Os autarcas algarvios recusam harmonizar o preço das tarifas da água, receando que esteja em marcha a privatização do sector. O que lhes foi sugerido pelo secretário de Estado do Ambiente, Carlos Martins, dizem, foi cederem a gestão da rede de distribuição de águas em baixa à empresa “Águas do Algarve” a troco do acesso ao pacote dos fundos comunitários. Em causa estão milhões de investimento para substituir condutas obsoletas, algumas com quase meio século. “Cheira-me a chantagem”, denunciou, nesta segunda-feira, o presidente da câmara de Faro, Rogério Bacalhau, PSD, durante a reunião extraordinária da Comunidade Intermunicipal do Algarve- Amal, convocada para discutir a polémica questão – bens públicos são melhor geridos por privados?

Carlos Martins (ex-administrador das Águas do Algarve) reuniu com a Amal, há cerca de um mês, defendendo a necessidade de ser feito um estudo para avaliar a eficácia da distribuição de água. Pelo meio, afirmou o presidente da Amal, Jorge Botelho, deixou um recado: “ É necessário harmonizar as tarifas e criar escala na gestão, agregando todos os municípios - só assim haverá dinheiro de fundos comunitários”. A proposta, agora analisada do ponto de vista político, é rejeitada pelos municípios. As câmaras aceitam juntar-se para melhor gerir as redes, disse, se a tal não forem obrigadas. “Não admitimos a chantagem”, sublinhou o autarca de Loulé, Vítor Aleixo, PS, acrescentando que já viu “este filme”, aquando da construção dos aterros sanitários, que acabaram por geridos pelo sector privado, e na venda da EDP. Por outro lado, reconheceu, o preço da água vai ter que continuar a ser variável de concelho para concelho, porque as realidades são diferentes.

Por seu lado, a autarca de Portimão, Isilda Gomes, PS (vice-presidente da Associação Nacional de Municípios Portugueses - ANMP) afirmou: “ A nível da ANMP, a questão já foi levantada, e comunicada ao senhor ministro do Ambiente – não aceitamos a privatização”. No mesmo sentido, Jorge Botelho, reivindicou: “Queremos ter nas Águas do Algarve um administrador executivo, não queremos fazer apenas figura de pessoas simpáticas”. Aleixo concluiu: “Não podemos abrir caminho à privatização deste sector”. Aliás, recordou, “a privatização da água era um dos pontos da agenda do anterior governo”. Uma empresa privada, disse o social-democrata Rui André, presidente de Monchique, “nunca iria colocar água numa aldeia com meia dúzia de pessoas, porque isso não é rentável”. Porém, reclama a necessidade de manter a esperança de vida nos territórios de baixa densidade, nem para isso haja um preço suplementar a pagar em infra-estruturas públicas.

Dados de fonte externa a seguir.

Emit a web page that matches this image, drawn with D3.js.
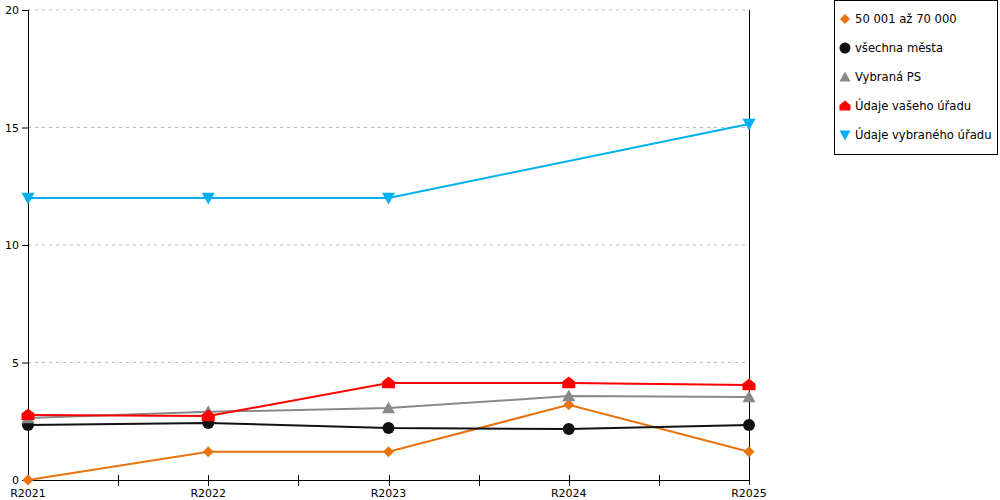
<!DOCTYPE html>
<html><head><meta charset="utf-8">
<script src="https://cdn.jsdelivr.net/npm/d3@7"></script>
<style>body{margin:0;background:#fff}svg{display:block}text{font-family:"DejaVu Sans",Verdana,sans-serif}</style>
</head><body><svg id="c" width="1000" height="500"></svg>
<script>
const categories = ["R2021","R2022","R2023","R2024","R2025"];
const seriesNames = ["50 001 až 70 000","všechna města","Vybraná PS","Údaje vašeho úřadu","Údaje vybraného úřadu"];
const valsOrange = [0, 1.2, 1.2, 3.2, 1.2];
const valsBlack = [2.34, 2.43, 2.21, 2.17, 2.34];
const valsGray = [2.64, 2.9, 3.06, 3.57, 3.53];
const valsRed = [2.77, 2.72, 4.13, 4.13, 4.04];
const valsBlue = [12, 12, 12, null, 15.15];
const yTicks = [0, 5, 10, 15, 20];
const colors = ["#e8730f","#111111","#888888","#ff0000","#00b0f0"];
const shapes = ["diamond","circle","up","house","down"];

const series = [valsOrange, valsBlack, valsGray, valsRed, valsBlue];
const svg = d3.select("#c");
const L = 28, R = 749, T = 10, B = 480;
const x = d3.scalePoint().domain(categories).range([L, R]);
const y = d3.scaleLinear().domain([0, 20]).range([B, T]);

// gridlines
svg.append("g").selectAll("line").data(yTicks.filter(d => d > 0)).join("line")
  .attr("x1", L).attr("x2", R).attr("y1", d => y(d)).attr("y2", d => y(d))
  .attr("stroke", "#bbb").attr("stroke-dasharray", "3,4");

// y axis
const ya = svg.append("g").attr("transform", `translate(${L},0)`)
  .call(d3.axisLeft(y).tickValues(yTicks).tickSize(6).tickPadding(3));
ya.select(".domain").remove();
ya.selectAll("line").attr("stroke", "#000");
ya.selectAll("text").attr("font-size", 11).attr("font-family", "DejaVu Sans").attr("fill", "#000");
svg.append("line").attr("x1", L + 0.5).attr("x2", L + 0.5).attr("y1", T).attr("y2", B).attr("stroke", "#000");
svg.append("line").attr("x1", R + 0.5).attr("x2", R + 0.5).attr("y1", T).attr("y2", B + 5).attr("stroke", "#000");

// x axis
svg.append("line").attr("x1", L).attr("x2", R).attr("y1", B + 0.5).attr("y2", B + 0.5).attr("stroke", "#000");
const step = x.step();
const tickPos = [];
for (let i = 0; i < categories.length - 1; i++) { tickPos.push(x(categories[i]) + step / 2); }
categories.slice(1, -1).forEach(c => tickPos.push(x(c)));
svg.append("g").selectAll("line").data(tickPos).join("line")
  .attr("x1", d => Math.round(d) + 0.5).attr("x2", d => Math.round(d) + 0.5)
  .attr("y1", B - 5).attr("y2", B + 6).attr("stroke", "#000");
svg.append("g").selectAll("text").data(categories).join("text")
  .attr("x", d => x(d)).attr("y", B + 17).attr("text-anchor", "middle")
  .attr("font-size", 11).attr("fill", "#000").text(d => d);

function symPath(shape, s) {
  if (shape === "diamond") return `M0,${-s}L${s},0L0,${s}L${-s},0Z`;
  if (shape === "circle") return d3.symbol(d3.symbolCircle, Math.PI * s * s)();
  if (shape === "up") return `M0,${-s}L${s},${s * 0.8}L${-s},${s * 0.8}Z`;
  if (shape === "down") return `M0,${s}L${s},${-s * 0.8}L${-s},${-s * 0.8}Z`;
  if (shape === "house") return `M0,${-s}L${s},${-s * 0.2}L${s},${s * 0.8}L${-s},${s * 0.8}L${-s},${-s * 0.2}Z`;
}
const sizes = [5.5, 6, 6.5, 6.5, 6.5];

const line = d3.line().defined(d => d.v != null).x(d => x(d.c)).y(d => y(d.v));
series.forEach((vals, i) => {
  const pts = categories.map((c, j) => ({c, v: vals[j]}));
  const def = pts.filter(d => d.v != null);
  svg.append("path").datum(def).attr("d", line)
    .attr("fill", "none").attr("stroke", colors[i]).attr("stroke-width", 2);
  svg.append("g").selectAll("path").data(def).join("path")
    .attr("transform", d => `translate(${x(d.c)},${y(d.v)})`)
    .attr("d", symPath(shapes[i], sizes[i])).attr("fill", colors[i]);
});

// legend
const lg = svg.append("g");
lg.append("rect").attr("x", 834.5).attr("y", 0.5).attr("width", 163).attr("height", 154)
  .attr("fill", "#fff").attr("stroke", "#000");
seriesNames.forEach((n, i) => {
  const yy = 19 + i * 29;
  lg.append("path").attr("transform", `translate(845,${yy})`)
    .attr("d", symPath(shapes[i], i === 0 ? 5 : 5.5)).attr("fill", colors[i]);
  lg.append("text").attr("x", 855).attr("y", yy + 4).attr("font-size", 11.6).attr("fill", "#000").text(n);
});
</script></body></html>
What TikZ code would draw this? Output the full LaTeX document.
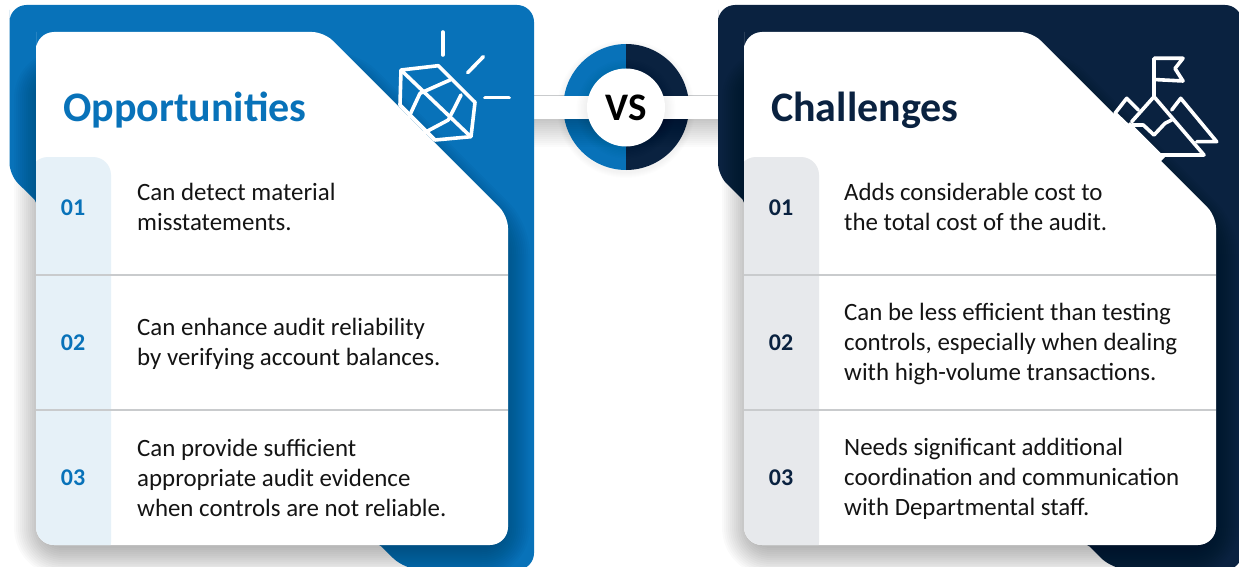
\documentclass[tikz,border=0pt]{standalone}
\usepackage{fontspec}
\setmainfont{Carlito}
\definecolor{oblue}{HTML}{0872B9}
\definecolor{cnavy}{HTML}{0A2240}
\definecolor{olight}{HTML}{E6F1F8}
\definecolor{clight}{HTML}{E7E9EC}
\definecolor{rulegrey}{HTML}{C9CBCD}
\definecolor{bodyink}{HTML}{141414}
\tikzset{
  x=1pt,y=-1pt,
  titletext/.style={anchor=base west,inner sep=0pt,font=\fontsize{42}{42}\selectfont\bfseries},
  numtext/.style={anchor=center,inner sep=0pt,font=\fontsize{24}{24}\selectfont\bfseries},
  bodytext/.style={anchor=west,inner sep=0pt,align=left,text=bodyink,font=\fontsize{24.9}{30}\selectfont},
  iconline/.style={white,line width=3.6pt,line join=round,line cap=round},
  softshadow/.style={draw=black,draw opacity=0.02,line join=round},
}
\newcommand{\drawpanel}[5]{%
  % #1 prefix, #2 strong colour, #3 light colour, #4 x shift, #5 panel left edge
  \begin{scope}[xshift=#4]
    \fill[#2] (#5,22) [rounded corners=17] -- (#5,5) -- (534,5) -- (534,570) -- (405,570) [rounded corners=2] -- (380,545) -- (200,500) -- (60,500) -- (36,201) [rounded corners=12] -- (#5,175) -- cycle;
    \foreach \w in {4,8,...,60}{
      \path[softshadow,line width=\w pt,rounded corners=18] (44,80) -- (344,80) -- (500,236) -- (500,546) -- (44,546) -- cycle;
    }
    \begin{scope}
      \clip (36,50) [rounded corners=18] -- (36,32) [rounded corners=12] -- (324,32) -- (508,216) [rounded corners=18] -- (508,545) -- (36,545) -- cycle;
      \fill[white] (30,28) rectangle (515,550);
      \fill[#3,rounded corners=18] (30,157) -- (111,157) -- (111,560) -- (30,560) -- cycle;
      \draw[rulegrey,line width=1.3pt] (36,275) -- (508,275);
      \draw[rulegrey,line width=1.3pt] (36,410) -- (508,410);
    \end{scope}
    \node[numtext,text=#2] (#1n1) at (73,208) {01};
    \node[numtext,text=#2] (#1n2) at (73,343) {02};
    \node[numtext,text=#2] (#1n3) at (73,478) {03};
  \end{scope}
}
\begin{document}
\begin{tikzpicture}
\useasboundingbox (0,0) rectangle (1239,567);
\clip (0,0) rectangle (1239,567);
\fill[white] (0,0) rectangle (1239,567);

% centre band and ring
\draw[rulegrey,line width=1pt] (530,95.5) -- (720,95.5);
\foreach \i in {1,2,...,6}{
  \fill[black,opacity=0.006] (626,109) circle ({63+\i});
}
\fill[oblue] (626.3,44) arc[start angle=-90,end angle=-270,radius=63] -- cycle;
\fill[cnavy] (626,44) arc[start angle=-90,end angle=90,radius=63] -- cycle;
\fill[white] (530,96) rectangle (722,119);
\foreach \i in {1,2,...,14}{
  \fill[black,opacity=0.017] (530,119) rectangle (722,{119+2*\i});
}
\foreach \i in {1,2,...,7}{
  \fill[black,opacity=0.009] (626,109) circle ({39+1.5*\i});
}
\node[circle,fill=white,minimum size=78pt,inner sep=0pt] (vsdisc) at (626,107.5) {};
\node[inner sep=0pt,font=\fontsize{39}{39}\selectfont\bfseries,text=black] (vs) at (vsdisc.center) {VS};

% panels
\drawpanel{o}{oblue}{olight}{0}{9.5}
\drawpanel{c}{cnavy}{clight}{708}{10}

% titles
\node[titletext,text=oblue] (otitle) at (63,122) {Opportunities};
\node[titletext,text=cnavy] (ctitle) at (771,122) {Challenges};

% left body
\node[bodytext] (ot1) at (137,207) {Can detect material\\misstatements.};
\node[bodytext] (ot2) at (137,343.5) {Can enhance audit reliability\\by verifying account balances.};
\node[bodytext] (ot3) at (137,477.5) {Can provide sufficient\\appropriate audit evidence\\when controls are not reliable.};
% right body
\node[bodytext] (ct1) at (844,207) {Adds considerable cost to\\the total cost of the audit.};
\node[bodytext] (ct2) at (844,343.5) {Can be less efficient than testing\\controls, especially when dealing\\with high-volume transactions.};
\node[bodytext] (ct3) at (844,478.5) {Needs significant additional\\coordination and communication\\with Departmental staff.};

% gem icon
\draw[iconline] (401,70) -- (438.3,65.7) -- (475,102.3) -- (471,136.7) -- (435,140) -- (400,105) -- cycle;
\draw[iconline] (403,72) -- (469,135);
\draw[iconline] (420,93.3) -- (450,80);
\draw[iconline] (420,93.3) -- (408.3,118.3);
\draw[iconline] (461,95) -- (448.3,120);
\draw[iconline] (448.3,120) -- (423.3,133.3);
\draw[iconline] (442.7,32) -- (442.7,55);
\draw[iconline] (467.7,72.7) -- (483.3,56.7);
\draw[iconline] (485,97.7) -- (509,97.7);

% summit icon
\draw[iconline] (1154,96.7) -- (1154,58.3) -- (1183,58.3) -- (1175,68.5) -- (1183,81) -- (1154,79.5);
\draw[iconline] (1131.7,121.7) -- (1154,96.7) -- (1204,155) -- (1160,155);
\draw[white,line width=8pt] (1127,125) -- (1162,160);
\draw[iconline] (1131.7,125) -- (1143.3,125) -- (1154,135) -- (1165,123.3) -- (1171.7,120);
\draw[iconline] (1171.7,110) -- (1180.7,98.3) -- (1216.7,141.7) -- (1196.7,141.7);
\draw[iconline] (1138.3,110) -- (1126.7,98.3) -- (1115,113.3) -- (1128.3,126);
\end{tikzpicture}
\end{document}
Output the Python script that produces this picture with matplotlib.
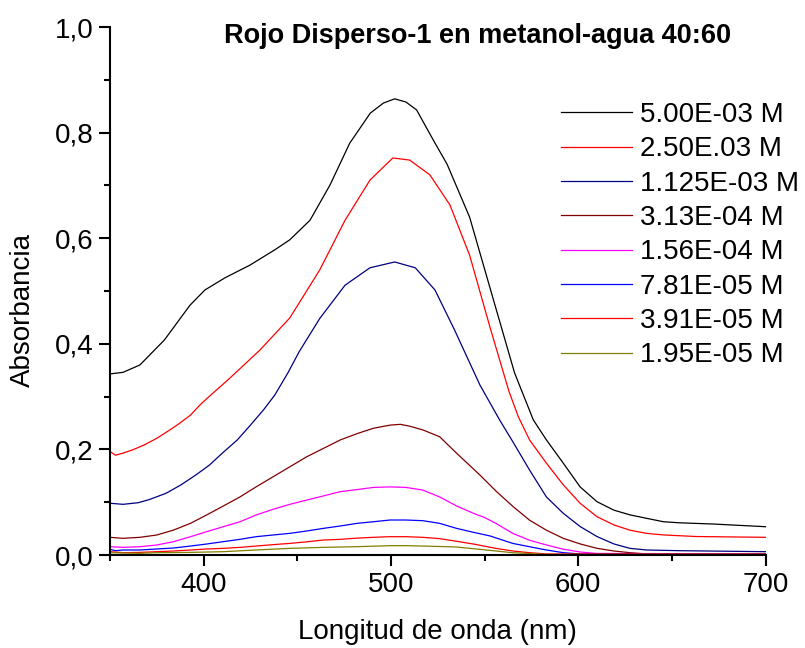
import matplotlib
matplotlib.use("Agg")
import matplotlib.pyplot as plt
from matplotlib.ticker import MultipleLocator, FuncFormatter

plt.rcParams["font.family"] = ["Liberation Sans", "DejaVu Sans"]

# --- spectra (wavelength nm, absorbance) ---
wl_50 = [350, 357, 366, 379, 392.7, 400.7, 411.4, 424.7, 438, 446, 456.8, 467.5,
         478, 489, 496, 502, 508, 513.7, 522.6, 530, 542, 555, 566, 576, 583,
         592, 601, 610, 619, 627.6, 636.5, 645.5, 654, 672, 700]
abs_50 = [0.343, 0.346, 0.360, 0.407, 0.473, 0.502, 0.525, 0.549, 0.578, 0.597, 0.634, 0.701,
          0.780, 0.837, 0.856, 0.864, 0.858, 0.843, 0.786, 0.740, 0.640, 0.480, 0.345, 0.256, 0.218,
          0.174, 0.129, 0.101, 0.085, 0.076, 0.0695, 0.063, 0.061, 0.0587, 0.0536]

wl_25 = [350, 353, 357, 362, 368, 375, 382, 387, 393, 398, 401, 414, 430, 446, 462,
         475.5, 488.8, 501, 510, 520.8, 531.5, 542, 553, 563, 568, 574, 583, 592,
         601, 610, 619, 627.6, 636.5, 645.5, 663, 700]
abs_25 = [0.196, 0.189, 0.193, 0.199, 0.208, 0.221, 0.237, 0.249, 0.265, 0.284, 0.294, 0.335,
          0.388, 0.449, 0.540, 0.634, 0.710, 0.752, 0.748, 0.720, 0.663, 0.568, 0.430, 0.310,
          0.262, 0.218, 0.174, 0.133, 0.098, 0.0726, 0.057, 0.047, 0.041, 0.038, 0.035, 0.0335]

wl_11 = [350, 357, 365, 371, 380, 388, 396, 403, 410, 418, 425, 432, 438, 445, 451, 462,
         475.5, 488.8, 502, 513, 523.5, 534, 547.5, 558, 565, 574, 583, 592, 601,
         610, 619, 627.6, 636.5, 654, 700]
abs_11 = [0.098, 0.096, 0.099, 0.105, 0.117, 0.133, 0.152, 0.170, 0.193, 0.218, 0.246, 0.275,
          0.303, 0.345, 0.385, 0.448, 0.511, 0.544, 0.555, 0.544, 0.502, 0.426, 0.322, 0.256,
          0.215, 0.161, 0.110, 0.079, 0.054, 0.035, 0.021, 0.0126, 0.0095, 0.0082, 0.0063]

wl_313 = [350, 357, 366, 375, 384, 393, 401.6, 410.5, 419.4, 428, 437, 446, 455, 464,
          473, 482, 490.6, 499.5, 505, 510, 517, 526, 535, 547.5, 556.4, 565.3, 574,
          583, 592, 601, 610, 619, 627.6, 636.5, 654, 700]
abs_313 = [0.0335, 0.0316, 0.0335, 0.0379, 0.0473, 0.060, 0.0758, 0.0928, 0.110, 0.129, 0.148,
           0.167, 0.186, 0.202, 0.218, 0.230, 0.240, 0.246, 0.2475, 0.244, 0.237, 0.224, 0.193,
           0.1515, 0.120, 0.0915, 0.066, 0.047, 0.0316, 0.021, 0.0127, 0.0076, 0.0044, 0.002,
           0.001, 0.001]

wl_156 = [350, 357, 366, 375, 384, 393, 401.6, 410.5, 419.4, 428, 437, 446, 455, 464,
          473, 482, 490.6, 499.5, 508, 517, 526, 535, 544, 550, 556, 565, 574, 583,
          592, 601, 610, 700]
abs_156 = [0.0157, 0.0146, 0.0157, 0.019, 0.0253, 0.0347, 0.0442, 0.0536, 0.063, 0.0758, 0.0865,
           0.096, 0.104, 0.112, 0.120, 0.124, 0.128, 0.129, 0.128, 0.123, 0.110, 0.093, 0.079,
           0.071, 0.060, 0.041, 0.028, 0.019, 0.011, 0.0057, 0.003, 0.002]

wl_78 = [350, 353, 357, 366, 375, 384, 393, 401.6, 410.5, 419.4, 428, 437, 446, 455,
         464, 473, 482, 490.6, 499.5, 508, 517, 526, 535, 544, 553, 565, 574, 583,
         592, 601, 700]
abs_78 = [0.0107, 0.0082, 0.0095, 0.0095, 0.0114, 0.0133, 0.017, 0.0208, 0.0253, 0.0297, 0.0347,
          0.0379, 0.041, 0.0455, 0.0505, 0.055, 0.060, 0.063, 0.0663, 0.0663, 0.065, 0.060, 0.0505,
          0.043, 0.036, 0.022, 0.0157, 0.0095, 0.0044, 0.002, 0.002]

wl_39 = [350, 357, 366, 375, 384, 393, 401.6, 410.5, 419.4, 428, 437, 446, 455, 464,
         473, 482, 490.6, 499.5, 508, 517, 526, 535, 544, 556, 565, 574, 583, 700]
abs_39 = [0.0063, 0.0044, 0.005, 0.0063, 0.0076, 0.0095, 0.0114, 0.0126, 0.0145, 0.017, 0.0196,
          0.022, 0.025, 0.0284, 0.0297, 0.032, 0.0335, 0.0347, 0.0347, 0.0335, 0.031, 0.026,
          0.0208, 0.0126, 0.0076, 0.0044, 0.002, 0.002]

wl_195 = [350, 366, 375, 393, 410.5, 428, 446, 464, 482, 499.5, 508, 517, 535, 547.5,
          565, 583, 700]
abs_195 = [0.0044, 0.0032, 0.0044, 0.005, 0.0063, 0.0095, 0.0126, 0.0145, 0.0158, 0.0177,
           0.0177, 0.017, 0.0152, 0.0107, 0.0044, 0.001, 0.001]

labels = ["5.00E-03 M", "2.50E.03 M", "1.125E-03 M", "3.13E-04 M",
          "1.56E-04 M", "7.81E-05 M", "3.91E-05 M", "1.95E-05 M"]
colors = ["#000000", "#FF0000", "#000080", "#800000",
          "#FF00FF", "#0000FF", "#FF0000", "#808000"]

series = [(wl_50, abs_50), (wl_25, abs_25), (wl_11, abs_11), (wl_313, abs_313),
          (wl_156, abs_156), (wl_78, abs_78), (wl_39, abs_39), (wl_195, abs_195)]

fig = plt.figure(figsize=(8.05, 6.48), dpi=100)
ax = fig.add_axes([0.1366, 0.1435, 0.8144, 0.8148])

for (x, y), lab, c in zip(series, labels, colors):
    ax.plot(x, y, color=c, lw=0.9, label=lab)

ax.set_xlim(350, 700)
ax.set_ylim(0, 1.0)
ax.spines["top"].set_visible(False)
ax.spines["right"].set_visible(False)
ax.spines["left"].set_linewidth(1.5)
ax.spines["bottom"].set_linewidth(1.5)

ax.xaxis.set_major_locator(MultipleLocator(100))
ax.xaxis.set_minor_locator(MultipleLocator(50))
ax.yaxis.set_major_locator(MultipleLocator(0.2))
ax.yaxis.set_minor_locator(MultipleLocator(0.1))
ax.yaxis.set_major_formatter(FuncFormatter(lambda v, p: f"{v:.1f}".replace(".", ",")))
ax.tick_params(which="major", length=8, width=1.5, labelsize=20, pad=4)
ax.tick_params(which="minor", length=4.5, width=1.5)

ax.set_xlabel("Longitud de onda (nm)", fontsize=20)
ax.set_ylabel("Absorbancia", fontsize=20)
ax.xaxis.set_label_coords(0.5, -0.146)
ax.xaxis.label.set_va("center")
ax.yaxis.set_label_coords(-0.133, 0.464)
ax.yaxis.label.set_va("center")

fig.text(478 / 805, 1 - 36 / 648, "Rojo Disperso-1 en metanol-agua 40:60",
         fontsize=19.5, fontweight="bold", ha="center", va="center")

ax.legend(loc="upper left", bbox_to_anchor=(561 / 805, 1 - 102 / 648),
          bbox_transform=fig.transFigure, frameon=False, fontsize=20,
          handlelength=2.55, handletextpad=0.3, labelspacing=0.30,
          borderaxespad=0, borderpad=0)

fig.savefig("out.png", dpi=100)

O presidente de Olhão, António Pina, PS, vai mais longe nas críticas à proposta de Carlos Martins: “Lanço um desafio à Amal, devíamos adquirir a maioria do capital das Águas do Algarve”. A questão ficou em aberto, com a sugestão de que o assunto deveria ser retomado, após as eleições autárquicas. Em relação à empresa que recolhe e trata os resíduos sólidos urbanos – Algar, acrescentou, “ devíamos estudar, também, a hipótese de criar uma outra empresa, e quando acabar a concessão com esta, avançamos ”. Na passada sexta-feira, na reunião da assembleia-geral da Algar, gerida por privados, os autarcas, criticaram a falta de investimentos. Os lucros da empresa andam na ordem dos seis milhões de euros/ano.

A autarca de Silves, Rosa Palma, CDU, comentou: “Lamento que não se tenha feito transparecer ao secretário de Estado [Carlos Martins], o que estamos agora a dizer – estamos contra esta proposta”. A questão de fundo, observou Rui André, é que a empresa Águas do Algarve sabe que são precisos muitos milhões para renovar uma “rede de águas obsoleta, com 40 a 50 anos – é isso que o estudo vai pôr a nu”. Por outro lado, admitiu, “há câmaras que cobram a água aos munícipes, mas não pagam à empresa Águas do Algarve [que fornece]”. A câmara de Vila Real de Stº António figura como um dos maiores devedores.